DES EVENEMENTS EN GRECE
Ces émeutes, à distance, ont déjà fait reculer le pouvoir français sur ses minables réformes lycéennes, et peut-être d’autres encore. Les émeutiers grecs nous montrent ainsi une voie qui avait été cherchée lors de la contestation du CPE et ces dernières semaines (occupations de lycées et d’autres bâtiments, blocage de voies de communication et quelques bagnoles cramées), ils font mieux et refusent le dialogue truqué avec l’Etat et ses sbires. Ce n’est que lorsqu’il parle tout seul qu’un ministre peut évoquer « un dialogue serein » (les mots du ministre de l’éducation nationale il y a quelques jours). Ici, comme en Grèce, la discussion ne peut commencer que par la contestation en actes des forces répressives. Leur existence est déjà une insulte.
La liberté fait ses premiers pas quand on n’a plus à trembler devant des flics, des vidéo-surveillants et le fichage généralisé. Les lois sont faites pour nous apeurer, nous décourager et plus généralement nous interdire de faire quoi que ce soit. En Grèce la peur et la résignation changent de camp
(« Aujourd’hui, le peuple est en colère contre tout, contre la mort d’Alexis, contre la police, contre le gouvernement, contre les réformes… et nous, nous sommes le bouclier. (…) Je me demande si je ne serais pas mieux dans mon village, où je pourrais reprendre l’élevage des moutons et vivre tranquille. Surtout, je n’aurais plus ce sentiment de honte qui me ronge », un policier grec dans le Figaro du lundi 22 décembre 2008) :
L’INSURRECTION CONTINUE. Si elle prend partout, on ne l’arrêtera jamais. C’est pourquoi nos médias maintiennent ces évènements historiques à l’arrière-plan ou inventent des spécificités grecques (jeunesse mal payée, corruption, réformes qui ne promettent que le pire mais c’est partout que les ordures nous gouvernent). Insistons sur quelques points : il ne s’agit pas d’une révolte d’une partie de la jeunesse mais bien de toute une population, de gens sans revendications ni représentants, mais dont nous partageons certainement les intentions (disparitions de tous ceux qui parlent pour nous : partis, syndicats, experts, journalistes, associations…) et les dégoûts (le salariat et le monde misérable qu’il produit, ses congés forcés, l’éducation obligatoire pour s’y insérer, et autres « aides » de l’Etat quand on s’en éloigne).
En cette période de crise, comme d’habitude, nos dirigeants nous présentent de nombreuses solutions parmi lesquelles ne figure pas celle de se passer d’eux. Ce sont les mêmes qui nous volent nos meilleures années et celles qui suivent ; ils continuent.

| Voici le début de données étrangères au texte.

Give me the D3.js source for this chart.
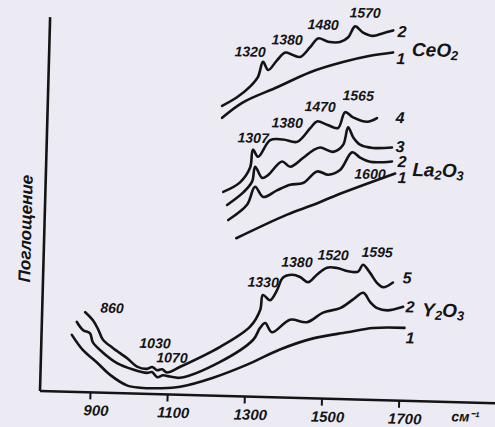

Saisissons chaque occasion de rappeler la lutte exemplaire qui se déroule en Grèce. Diffusez ce texte, trouvez-en d’autres (récits de première main, vidéos sur internet, etc.), écrivez-en de meilleurs, partout, sur les murs, les affiches. Rassemblons-nous dans toutes les manifestations possibles, restons mobilisés. Répandons cette étrange épidémie dont nous n’avons rien à craindre, nous qui devons toujours travailler pour un monde qui nous empoisonne.
FAISONS MIEUX.
En région parisienne, le mardi 23 décembre 2008.